• **WHAT YOU HAVE TO DO**:
Exactly retype the opening line of the entries and every line after it, ending with the line that contains "import plotly.graph_objects as go". Skip all pictures.

• **RECORDS**:
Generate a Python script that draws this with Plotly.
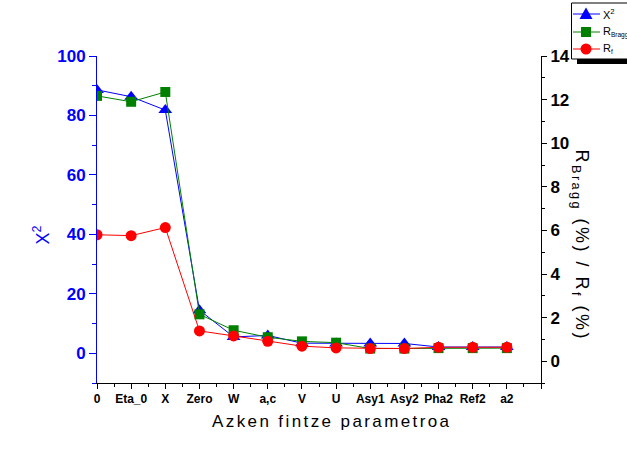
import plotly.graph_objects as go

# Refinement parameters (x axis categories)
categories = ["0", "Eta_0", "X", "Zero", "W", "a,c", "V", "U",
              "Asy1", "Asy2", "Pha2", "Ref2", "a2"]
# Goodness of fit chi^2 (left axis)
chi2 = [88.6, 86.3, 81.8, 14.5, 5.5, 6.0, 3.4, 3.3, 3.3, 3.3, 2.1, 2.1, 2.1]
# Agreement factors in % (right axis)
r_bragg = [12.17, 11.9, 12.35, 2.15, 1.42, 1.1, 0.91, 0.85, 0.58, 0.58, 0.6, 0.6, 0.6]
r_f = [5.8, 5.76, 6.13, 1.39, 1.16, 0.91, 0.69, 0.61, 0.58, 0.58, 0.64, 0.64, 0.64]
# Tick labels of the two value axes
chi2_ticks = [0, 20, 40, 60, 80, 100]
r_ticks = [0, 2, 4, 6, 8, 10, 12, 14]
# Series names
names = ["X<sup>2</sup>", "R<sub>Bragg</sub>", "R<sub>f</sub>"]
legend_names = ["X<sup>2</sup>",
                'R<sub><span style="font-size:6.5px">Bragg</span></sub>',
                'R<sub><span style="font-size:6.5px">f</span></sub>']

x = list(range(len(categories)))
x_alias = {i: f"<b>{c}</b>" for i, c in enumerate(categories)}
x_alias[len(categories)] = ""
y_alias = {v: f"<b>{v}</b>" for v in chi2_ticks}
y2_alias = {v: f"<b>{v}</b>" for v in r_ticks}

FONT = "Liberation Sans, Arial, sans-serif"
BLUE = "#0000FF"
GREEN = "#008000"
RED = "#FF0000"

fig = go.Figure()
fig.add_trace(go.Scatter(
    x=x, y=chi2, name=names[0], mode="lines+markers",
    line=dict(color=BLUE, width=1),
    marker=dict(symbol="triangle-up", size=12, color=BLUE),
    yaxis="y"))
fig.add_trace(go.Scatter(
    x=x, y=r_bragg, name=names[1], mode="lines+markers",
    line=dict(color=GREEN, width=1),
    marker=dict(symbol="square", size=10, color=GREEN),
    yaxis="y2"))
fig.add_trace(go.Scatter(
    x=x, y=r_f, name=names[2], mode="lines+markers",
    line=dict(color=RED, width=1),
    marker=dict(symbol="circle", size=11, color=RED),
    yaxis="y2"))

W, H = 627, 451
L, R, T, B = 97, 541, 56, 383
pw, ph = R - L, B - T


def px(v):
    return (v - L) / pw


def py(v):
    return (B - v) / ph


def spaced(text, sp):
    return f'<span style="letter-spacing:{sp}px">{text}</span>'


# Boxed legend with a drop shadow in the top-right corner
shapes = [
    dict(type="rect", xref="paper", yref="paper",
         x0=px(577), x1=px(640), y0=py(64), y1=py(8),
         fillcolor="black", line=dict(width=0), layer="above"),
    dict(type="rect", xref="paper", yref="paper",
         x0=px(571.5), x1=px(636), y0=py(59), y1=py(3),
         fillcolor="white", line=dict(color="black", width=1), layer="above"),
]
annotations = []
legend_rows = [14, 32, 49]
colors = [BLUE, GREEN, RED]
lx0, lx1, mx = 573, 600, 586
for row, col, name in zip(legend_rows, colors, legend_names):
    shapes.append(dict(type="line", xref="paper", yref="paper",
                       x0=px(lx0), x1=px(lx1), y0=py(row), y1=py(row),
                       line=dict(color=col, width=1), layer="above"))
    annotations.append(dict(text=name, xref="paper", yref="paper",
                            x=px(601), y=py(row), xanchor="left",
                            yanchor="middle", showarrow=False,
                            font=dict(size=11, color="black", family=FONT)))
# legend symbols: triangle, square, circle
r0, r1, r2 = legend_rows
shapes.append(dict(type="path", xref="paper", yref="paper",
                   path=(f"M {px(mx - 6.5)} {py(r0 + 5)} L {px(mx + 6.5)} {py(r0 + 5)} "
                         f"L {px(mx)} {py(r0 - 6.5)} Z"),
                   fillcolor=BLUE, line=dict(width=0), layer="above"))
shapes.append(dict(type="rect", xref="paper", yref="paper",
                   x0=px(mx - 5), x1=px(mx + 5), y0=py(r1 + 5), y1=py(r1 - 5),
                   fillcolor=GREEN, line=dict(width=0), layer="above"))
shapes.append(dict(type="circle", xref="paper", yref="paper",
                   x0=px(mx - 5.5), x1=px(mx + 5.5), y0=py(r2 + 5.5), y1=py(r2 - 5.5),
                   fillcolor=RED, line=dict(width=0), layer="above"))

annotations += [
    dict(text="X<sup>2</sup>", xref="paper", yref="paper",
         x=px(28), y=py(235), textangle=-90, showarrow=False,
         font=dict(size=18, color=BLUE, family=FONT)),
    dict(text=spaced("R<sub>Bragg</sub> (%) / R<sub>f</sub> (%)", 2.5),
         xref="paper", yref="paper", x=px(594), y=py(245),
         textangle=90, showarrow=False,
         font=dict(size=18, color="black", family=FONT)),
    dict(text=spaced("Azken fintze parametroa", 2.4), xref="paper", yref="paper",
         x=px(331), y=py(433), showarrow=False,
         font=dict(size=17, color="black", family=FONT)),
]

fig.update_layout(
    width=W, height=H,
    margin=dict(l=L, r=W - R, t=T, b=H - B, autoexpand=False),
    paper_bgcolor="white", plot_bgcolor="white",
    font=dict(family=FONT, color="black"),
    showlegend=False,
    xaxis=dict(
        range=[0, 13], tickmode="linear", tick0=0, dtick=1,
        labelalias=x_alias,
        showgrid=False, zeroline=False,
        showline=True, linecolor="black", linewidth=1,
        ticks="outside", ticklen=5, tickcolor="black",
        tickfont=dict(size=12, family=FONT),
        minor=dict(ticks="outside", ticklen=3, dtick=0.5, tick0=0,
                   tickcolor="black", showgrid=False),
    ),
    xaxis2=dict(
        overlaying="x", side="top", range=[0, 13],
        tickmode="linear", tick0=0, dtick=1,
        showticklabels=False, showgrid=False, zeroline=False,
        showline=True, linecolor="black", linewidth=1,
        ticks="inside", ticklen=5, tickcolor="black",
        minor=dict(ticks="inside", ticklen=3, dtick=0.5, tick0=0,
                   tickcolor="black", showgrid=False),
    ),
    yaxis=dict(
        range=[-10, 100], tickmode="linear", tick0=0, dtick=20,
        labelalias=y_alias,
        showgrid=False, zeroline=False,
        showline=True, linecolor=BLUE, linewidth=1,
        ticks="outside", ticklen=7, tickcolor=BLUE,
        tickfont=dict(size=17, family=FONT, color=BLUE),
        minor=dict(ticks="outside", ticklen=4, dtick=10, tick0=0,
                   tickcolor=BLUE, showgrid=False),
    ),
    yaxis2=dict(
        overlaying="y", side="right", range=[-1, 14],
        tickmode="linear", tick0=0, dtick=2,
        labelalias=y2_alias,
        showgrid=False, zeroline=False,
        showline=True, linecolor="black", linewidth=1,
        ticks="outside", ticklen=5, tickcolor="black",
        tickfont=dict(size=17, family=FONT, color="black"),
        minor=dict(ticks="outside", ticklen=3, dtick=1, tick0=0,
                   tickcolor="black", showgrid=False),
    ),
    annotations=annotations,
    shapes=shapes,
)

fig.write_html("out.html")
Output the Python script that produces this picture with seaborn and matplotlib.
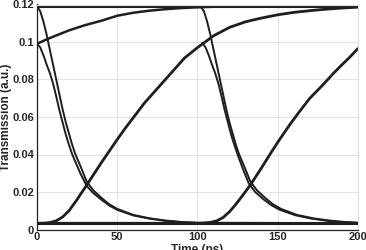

• **TASK SOLUTION**:
Generate a Python script that draws this with Plotly.
import plotly.graph_objects as go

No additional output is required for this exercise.